I know something, I want to change the world!"
~ the Moon.

It's now approaching the 11th hour as far as tax time here is concerned. So I'm going to make an attempt to nail that load of 'possum poo, and get it done. It's not only the tedium of the exercise that results in my intense procrastination around the task. I'm also quite intimated by the tax dept, and nervous about Doing It Wrong, and therefore getting into trouble as a result, (yes, I know I could get an accountant, but really, I cannae be bothered). I always imagine the tax dept as some ancient labyrinthine citadel, with its baffling and complicated rules and instructions; at the heart of which lies a creature terrifyingly similar to that in Pan's Labyrinth. Waiting to gobble the unsuspecting, the greedy and covetous, or the plain ol' hapless.  

It would appear that many are gearing up for Halloween. Which is a fine thing indeed - if you are in the Northern Hemisphere. Because you northern bods are in Autumn, and All Hallows Eve is moste definitely Autumn's strange and wondrous love child. And should really remain so.

 It's kind of odd here to be even pretending all that dark loveliness on the last day of October in this part of the world. Spring's exuberant fertility here is de trop for such a festival of Mystery, and the Dead. I mean, here I am, in bright sunshine, catching whiffs of cherry blossom, jasmine, orange blossom, and lilac, with about ten thousand bees overhead doing their thing. See all these pictures? It's nature getting all sexy. Nothing to do with death. And, well...exhibit A:

Cherry blossoms up in the wild orchard-y bit of my garden. 
Imagine in Engerland or Americee, celebrating Halloween at the back-end of April? Dissonance anyone?

So, although I am sighing fondly over northern images of leaves falling, and the melancholy beauty that is Autumn, Beltaine is much more appropriate for us at this time of year, just as Samhain feels more like an end of April thing for us here.

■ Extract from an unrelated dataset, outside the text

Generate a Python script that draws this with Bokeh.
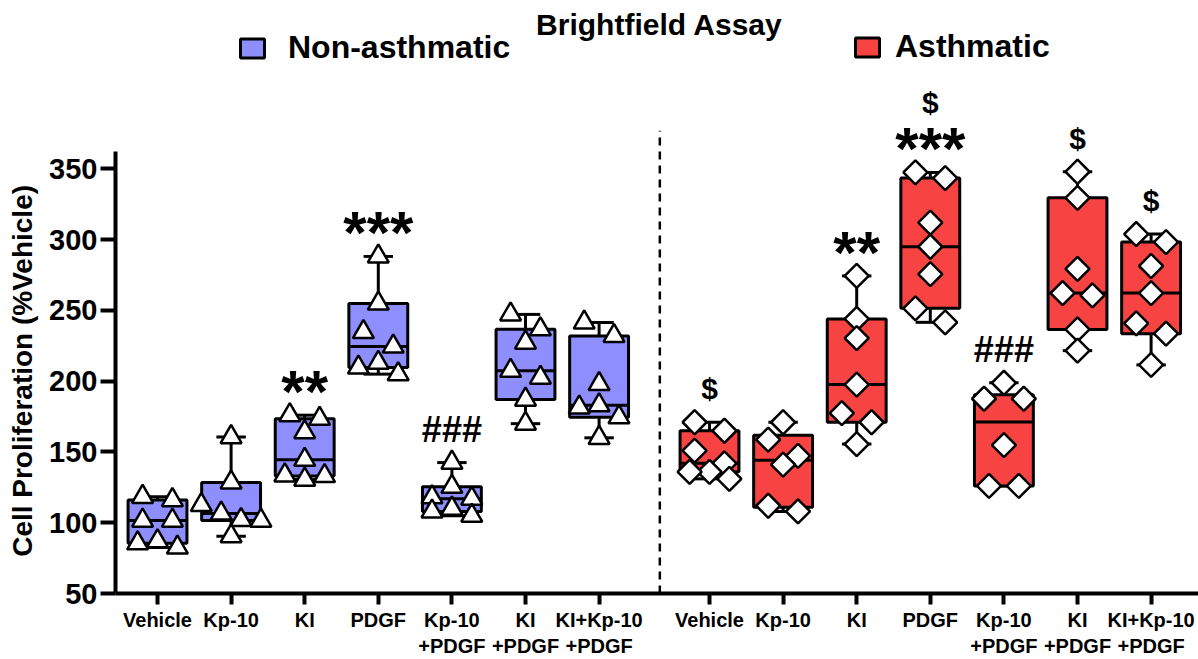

Of course, here, we've inherited a culture that we haven't adapted to our seasons. We crave the heritage and the rituals of our ancestors, but when we extract them from their place and season, they almost become caricatures of themselves. Although, you could say the same thing about festivals anywhere that become consumerist pantomimes. 

Still, there's a lot to be said for cultural celebrations and festivals, and the spiritual and community connections they provide. It's really why a lot of people in this part of the world celebrate Halloween at the end of October. Although the wider culture here has turned the festival into something heavily commercial and consumer driven. Like Chrimblymass - another Festival of Excess.

However, I did have a strange and quite fascinating (to me) dream early yesterday morning that involved Autumnal pumpkins, the rampant coiling tendrils of pumpkin plants, (that beckoned to me as do fingers), and Sleeping Beauty. I'm clearly confused. 


Well, best of the season to you, whatever season in which you dwell. Chat soon.